The Data Engineering
This website is currently in Beta.
ManagementData Modelling

Data Modeling in Data Engineering

Data modeling is a fundamental aspect of data engineering that involves creating a structured representation of data and its relationships within a system. It serves as a blueprint for organizing and storing data efficiently, ensuring data quality, and facilitating effective data retrieval and analysis.

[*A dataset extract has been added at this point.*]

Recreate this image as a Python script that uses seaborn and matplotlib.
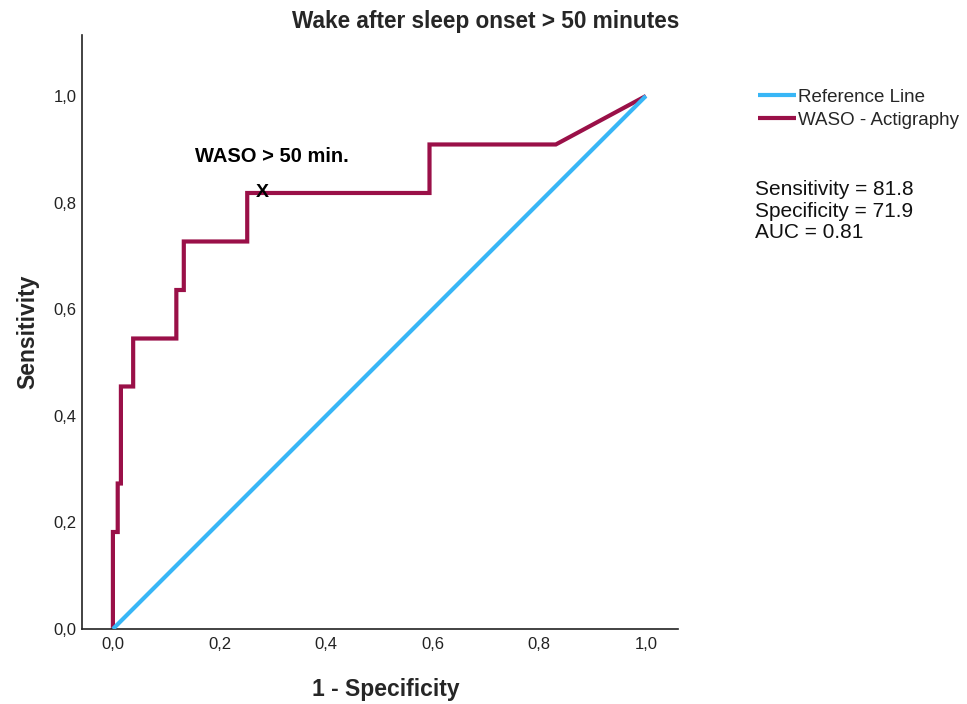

Importance of Data Modeling

Data modeling is crucial because it:

  • Provides a clear structure for data organization, making it easier to understand and maintain
  • Ensures data consistency and reduces redundancy
  • Improves data quality and reliability
  • Facilitates efficient data retrieval and analysis
  • Helps in documenting business requirements and rules

Types of Data Models

1. Conceptual Data Model

  • The highest-level model that presents an overview of what the system contains
  • Identifies the main entities and their relationships
  • Used primarily for communicating with business stakeholders
  • Doesn’t include technical details or implementation specifics

2. Logical Data Model

  • More detailed than the conceptual model but still platform-independent
  • Defines entities, attributes, relationships, and business rules
  • Includes data types and key constraints
  • Serves as a bridge between business requirements and technical implementation

3. Physical Data Model

  • Represents how the model will be built in the database
  • Includes table structures, column names, data types, and constraints
  • Considers performance, storage, and scalability requirements
  • Specific to the database management system being used

Data Modeling Techniques

1. Entity-Relationship (ER) Modeling

  • Uses entities, attributes, and relationships to represent data
  • Widely used for relational database design
  • Provides clear visualization of data structure
  • Includes cardinality and relationship types

2. Dimensional Modeling

  • Specifically designed for data warehouses and analytical systems
  • Uses fact tables (containing measures) and dimension tables (containing descriptive attributes)
  • Optimized for query performance and data analysis
  • Implements star or snowflake schemas

3. Object-Oriented Modeling

  • Represents data using objects, classes, and inheritance
  • Suitable for object-oriented programming systems
  • Captures both data structure and behavior
  • Supports complex data relationships

Best Practices in Data Modeling

  1. Start with Business Requirements

    • Understand the business needs and objectives
    • Identify key data elements and relationships
    • Align model with business processes
  2. Maintain Normalization

    • Apply appropriate normalization levels
    • Reduce data redundancy
    • Ensure data integrity
  3. Consider Scalability

    • Design for future growth
    • Account for performance requirements
    • Plan for data volume increases
  4. Document Everything

    • Maintain clear documentation of models
    • Include business rules and constraints
    • Keep track of changes and versions
  5. Validate and Test

    • Verify model meets requirements
    • Test with sample data
    • Ensure performance meets expectations

Common Challenges in Data Modeling

  1. Changing Requirements

    • Business needs evolve over time
    • Models need to be flexible and adaptable
    • Regular updates may be necessary
  2. Performance vs. Normalization

    • Balance between data integrity and query performance
    • May require denormalization in some cases
    • Consider specific use case requirements
  3. Legacy System Integration

    • Dealing with existing data structures
    • Managing compatibility issues
    • Maintaining data consistency

Tools for Data Modeling

  1. ERwin Data Modeler

    • Professional-grade data modeling tool
    • Supports multiple database platforms
    • Includes collaboration features
  2. Lucidchart

    • Cloud-based diagramming tool
    • User-friendly interface
    • Good for conceptual modeling
  3. MySQL Workbench

    • Free, open-source tool
    • Integrated with MySQL
    • Includes visual modeling capabilities

Conclusion

Data modeling is a critical component of data engineering that requires careful planning, understanding of business requirements, and technical expertise. A well-designed data model serves as the foundation for successful data management and analysis, making it essential for data engineers to master this skill.